I got a Hawaiian Burger, which is basically a burger with a thick slice of pineapple on it. It RULED. I'm sure you can get Hawaiian Burgers elsewhere in the United States (like, for example, Hawaii, if nowhere else), but we can't get them in New England. (Hawaiian pizza, yes; Hawaiian burgers, no.) It RULED. I LOVED that. I'm not crazy about pineapple by itself, but in a burger or on pizza...drool.

Over our meals, we got to talking with Puck about other food differences. New Zealanders don't have anything like squash pie, pumpkin pie, or sweet potato pie. Puck tried one of those (pumpkin, I think) and thought it was weird but said it was probably something he could get used to. But he said the idea of a sweet vegetable pie comes across as a very odd idea to New Zealanders. Frankly, it's odd to me, too, but I love all those pies.

The Goon Show

That night, we listened to some audio tapes of The Goon Show, an oldish British radio show starring Peter Sellers, Spike Mulligan, and Harry Secombe. Hilarious stuff.

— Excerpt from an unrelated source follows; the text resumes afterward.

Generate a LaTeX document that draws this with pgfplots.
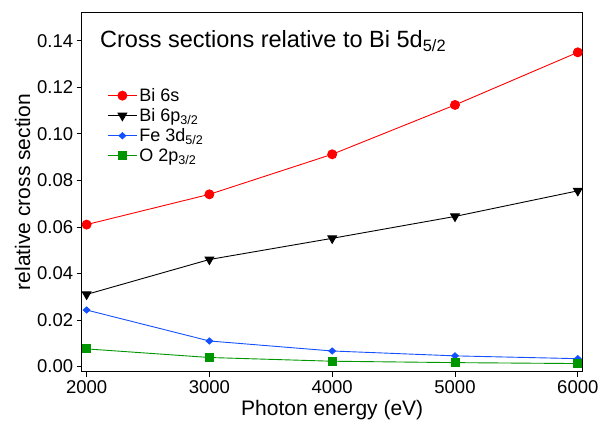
\documentclass[border=0pt]{standalone}
\usepackage{pgfplots}
\pgfplotsset{compat=1.18}
\usepackage{fontspec}
\setmainfont{Liberation Sans}

\definecolor{bired}{RGB}{255,0,0}
\definecolor{feblue}{RGB}{20,80,255}
\definecolor{ogreen}{RGB}{0,150,0}

\begin{document}
\begin{tikzpicture}
\begin{axis}[
    scale only axis,
    width=501pt, height=359.4pt,
    xmin=1960, xmax=6040,
    ymin=-0.0022, ymax=0.1522,
    xtick={2000,3000,4000,5000,6000},
    ytick={0,0.02,0.04,0.06,0.08,0.10,0.12,0.14},
    tick align=outside,
    tick pos=left,
    major tick length=5pt,
    minor tick num=0,
    tick style={black, line width=0.8pt},
    axis line style={line width=0.8pt},
    /pgf/number format/assume math mode=true,
    xticklabel style={/pgf/number format/set thousands separator={}, font=\fontsize{18.5}{21}\selectfont},
    yticklabel style={/pgf/number format/fixed, /pgf/number format/fixed zerofill, /pgf/number format/precision=2, font=\fontsize{18.5}{21}\selectfont},
    scaled y ticks=false,
    xlabel={Photon energy (eV)},
    ylabel={relative cross section},
    label style={font=\fontsize{21}{24}\selectfont},
    legend style={draw=none, fill=none, at={(rel axis cs:0.045,0.80)}, anchor=north west, font=\fontsize{18}{20}\selectfont, row sep=1.5pt,
        /tikz/every even column/.append style={column sep=3pt}},
    legend cell align=left,
    legend image code/.code={\draw[mark repeat=2,mark phase=2] plot coordinates {(0pt,0pt) (14.5pt,0pt) (29pt,0pt)};},
]
\addplot[bired, line width=0.9pt, mark=*, mark size=4.5pt, mark options={solid}] coordinates {
    (2000,0.0610) (3000,0.0740) (4000,0.0912) (5000,0.1124) (6000,0.1350)
};
\addlegendentry{Bi 6s}
\addplot[black, line width=0.9pt, mark=triangle*, mark size=5pt, mark options={solid, rotate=180}] coordinates {
    (2000,0.0310) (3000,0.0460) (4000,0.0551) (5000,0.0645) (6000,0.0755)
};
\addlegendentry{Bi 6p\textsubscript{3/2}}
\addplot[feblue, line width=0.9pt, mark=diamond*, mark size=3.6pt, mark options={solid, xscale=1.25, yscale=0.85}] coordinates {
    (2000,0.0243) (3000,0.0110) (4000,0.0067) (5000,0.0046) (6000,0.0034)
};
\addlegendentry{Fe 3d\textsubscript{5/2}}
\addplot[ogreen, line width=0.9pt, mark=square*, mark size=4pt, mark options={solid}] coordinates {
    (2000,0.0076) (3000,0.0039) (4000,0.0023) (5000,0.0017) (6000,0.0013)
};
\addlegendentry{O 2p\textsubscript{3/2}}
\node[anchor=base west, inner sep=0pt, font=\fontsize{23.5}{26}\selectfont] at (rel axis cs:0.0365,0.9007) {Cross sections relative to Bi 5d\textsubscript{5/2}};
\end{axis}
\pgfresetboundingbox
\path ([xshift=-81.7pt,yshift=-59.3pt]current axis.south west) rectangle ([xshift=16.3pt,yshift=12.3pt]current axis.north east);
\end{tikzpicture}
\end{document}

Later on Brunnen-G's mother called, asking how the trip was going, and she said she wanted to talk to one of the three of us. Leen and Dave don't do phones, and that left me. So I talked with Brunnen-G's mother and assured her we had had a fantastic time.

Birds

1 new, 20 total: Myna, Spotted Dove (!!), House Sparrow, Welcome Swallow, Blackbird, Red-Billed Gull, Black-Backed Gull, Mallard, Dove (whatever the white kind is they release at weddings), Spur-Winged Plover, Black-Fronted Tern (*), White-Fronted Tern, Pukeko, Black Swan, European Starling, Silvereye, Fan Tail, Pied Oyster Catcher, Wild Turkey, New Zealand Scaup.